From Colombia to the North Sea, the Middle East to Texas, the global market for crude cargoes is becoming tighter by the week as supplies grow more constrained and risks to production spiral.
Prices for actual barrels from the North Sea, Asia and the Americas are trading at the highest in a half decade.
Key price spreads that show how urgently oil refineries need benchmark Brent barrels are soaring.
It is little wonder. The list of known supply curbs and disruptions is growing and traders are also having to contend with mounting tensions in the Persian Gulf — the world’s largest export region.
On Tuesday, drones attacked and temporarily halted a giant Saudi Arabian pipeline. Two days before that, four oil tankers were sabotaged at the key refueling port of Fujairah in the United Arab Emirates.
“We have now reached the stage where crude differentials globally and across all slates are strong,’’ said Greg Newman, co-CEO of Onyx Commodities, which specializes in energy derivatives. “There is only one conclusion: The prompt market is short of oil. With the current situation, the outright price should continue to strengthen until demand suffers.”
West Texas Intermediate (WTI) crude for June delivery on Friday slid US$0.11 to settle at US$62.76 a barrel on the New York Mercantile Exchange. Prices rose 1.8 percent for the week.
Brent for July settlement on Friday fell US$0.41 to end the session at US$72.21 a barrel on the London-based ICE Futures Europe exchange. The global crude benchmark was up 2.3 percent for the week.
Brent crude futures for July were trading close to US$3.40 a barrel more than for December, the highest premium in the life of those two contracts, according to ICE Futures Europe data.

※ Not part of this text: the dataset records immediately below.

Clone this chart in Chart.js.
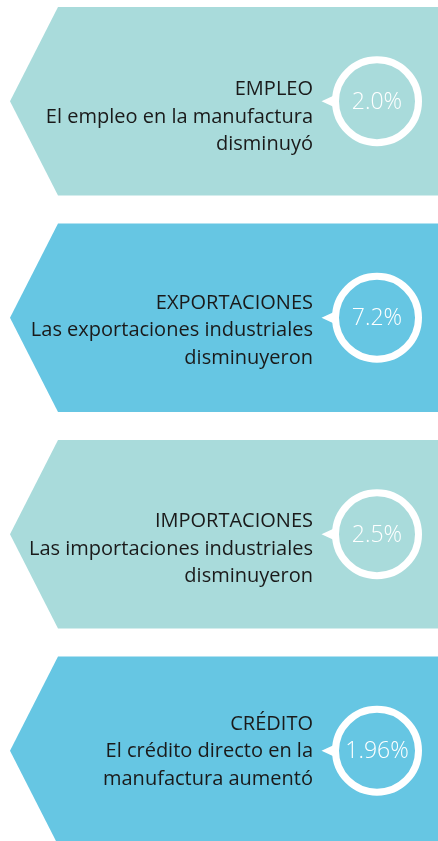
<!DOCTYPE html>
<html>
<head>
<meta charset="utf-8">
<script src="https://cdn.jsdelivr.net/npm/chart.js@4"></script>
<style>
  html, body { margin: 0; padding: 0; background: #ffffff; overflow: hidden; }
  #wrap { position: absolute; left: 0; top: -7px; width: 438px; height: 866px; }
</style>
</head>
<body>
<div id="wrap"><canvas id="chart"></canvas></div>
<script>
// indicadores de la manufactura
const titles = ["EMPLEO", "EXPORTACIONES", "IMPORTACIONES", "CRÉDITO"];
const descriptions = [
  ["El empleo en la manufactura", "disminuyó"],
  ["Las exportaciones industriales", "disminuyeron"],
  ["Las importaciones industriales", "disminuyeron"],
  ["El crédito directo en la", "manufactura aumentó"],
];
const percentValues = [2.0, 7.2, 2.5, 1.96];
const percentLabels = ["2.0%", "7.2%", "2.5%", "1.96%"];

const panelColors = ["#a9dbdb", "#66c6e3", "#a9dbdb", "#66c6e3"];
// desplazamiento vertical del bloque de texto respecto al círculo
const textShift = [-6, -9, -7, -21];

const panelPlugin = {
  id: "panels",
  beforeDatasetDraw(chart) {
    const { ctx, chartArea } = chart;
    const meta = chart.getDatasetMeta(0);
    meta.data.forEach((bar, i) => {
      const top = bar.y - bar.height / 2;
      const bottom = bar.y + bar.height / 2;
      const tipX = chartArea.left + 10;
      const cornerX = tipX + 48;

      // panel en forma de flecha
      ctx.save();
      ctx.fillStyle = panelColors[i];
      ctx.beginPath();
      ctx.moveTo(tipX, bar.y);
      ctx.lineTo(cornerX, top);
      ctx.lineTo(chartArea.right, top);
      ctx.lineTo(chartArea.right, bottom);
      ctx.lineTo(cornerX, bottom);
      ctx.closePath();
      ctx.fill();

      // círculo con piquito
      const cx = 377, cy = bar.y, r = 41.5;
      ctx.strokeStyle = "#ffffff";
      ctx.fillStyle = "#ffffff";
      ctx.lineWidth = 7;
      ctx.beginPath();
      ctx.arc(cx, cy, r, 0, Math.PI * 2);
      ctx.stroke();
      ctx.beginPath();
      ctx.moveTo(cx - r - 1, cy - 6);
      ctx.lineTo(cx - r - 14, cy);
      ctx.lineTo(cx - r - 1, cy + 6);
      ctx.closePath();
      ctx.fill();

      // valor
      ctx.font = "300 23px 'Open Sans'";
      ctx.textAlign = "center";
      ctx.textBaseline = "middle";
      ctx.fillText(percentLabels[i], cx, cy + 1);

      // textos
      ctx.fillStyle = "#1a1a1a";
      ctx.font = "20px 'Open Sans'";
      ctx.textAlign = "right";
      ctx.textBaseline = "alphabetic";
      const lines = [titles[i]].concat(descriptions[i]);
      lines.forEach((t, k) => {
        ctx.fillText(t, 313, cy + textShift[i] + k * 27.5);
      });
      ctx.restore();
    });
    return false;
  },
};

new Chart(document.getElementById("chart"), {
  type: "bar",
  data: {
    labels: titles,
    datasets: [
      {
        label: "Variación (%)",
        data: percentValues,
        backgroundColor: panelColors,
        categoryPercentage: 1,
        barPercentage: 0.87,
      },
    ],
  },
  options: {
    indexAxis: "y",
    responsive: true,
    maintainAspectRatio: false,
    animation: false,
    layout: { padding: 0 },
    plugins: { legend: { display: false }, tooltip: { enabled: false } },
    scales: {
      x: { display: false, min: 0, max: 10 },
      y: { display: false, grid: { display: false } },
    },
  },
  plugins: [panelPlugin],
});
</script>
</body>
</html>
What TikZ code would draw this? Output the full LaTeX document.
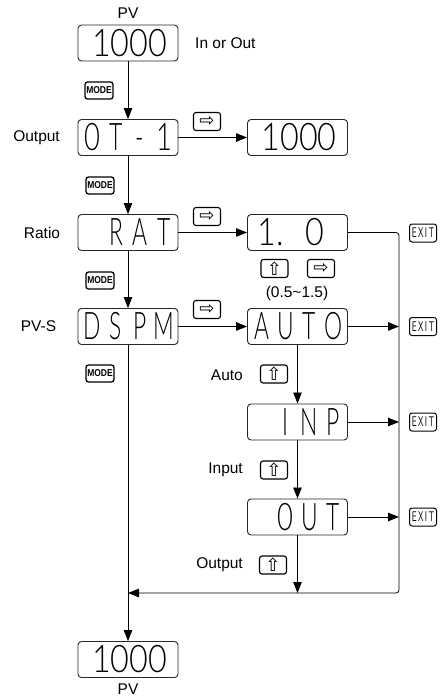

That means traders are willing to pay more to obtain supplies as soon as possible.
That same strength is also showing up in North Sea derivatives markets.
Contracts for difference have been trading in a backwardated structure — meaning more immediate prices are higher — that has strengthened markedly over the past two weeks, PVM Oil Associates data showed.
The dated-to-frontline swap contract settled at its strongest since 2014 on a rolling basis, according to Bloomberg fair value data.
It is the same picture in the markets where traders are buying physical supplies.
In the North Sea, Petroineos — the trading and refining venture between PetroChina Co (中石油) and Ineos Group — was on Thursday willing to pay a US$1.20 a barrel premium to a benchmark to buy Forties crude, according to traders and brokers monitoring a pricing window run by S&P Global Platts.
Nobody was willing to sell at that level.
The grade has not traded that strongly since January 2014, data compiled by Bloomberg show.
In the US, Heavy Louisiana Sweet (HLS) crude this week rose to the highest since 2014.
HLS is now the most expensive crude in the Gulf Coast complex. Buyers in the US are seeking to substitute the loss of sanctions-hit Venezuelan supply and production curtailments from Canada.
Meanwhile, WTI crude prices in Houston, a critical indicator of export demand, trades at US$7.50 a barrel above benchmark WTI crude, after reaching a nearly three-month high on Wednesday.
Colombia’s Vasconia crude recently traded at a five-year high.
One place where that strength is not showing up is at Cushing, the US trading hub for WTI.
Inventories there have increased for the past four weeks as shale production swells and the ability to get supplies out of storage tanks remains constrained.
Traders in the US have also been gearing up for further stockbuilds ahead, with key timespreads weakening for the rest of this year.
However, in Asia, a tender for Al-Shaheen crude was this week awarded at an average of about US$3.25 a barrel premium to Dubai benchmark price.
Traders have said that is the highest since at least 2013.
Oman crude futures are still more than US$3 a barrel above Dubai swaps, while all Middle Eastern barrels — as well as Russian grades like Sokol — are trading strongly.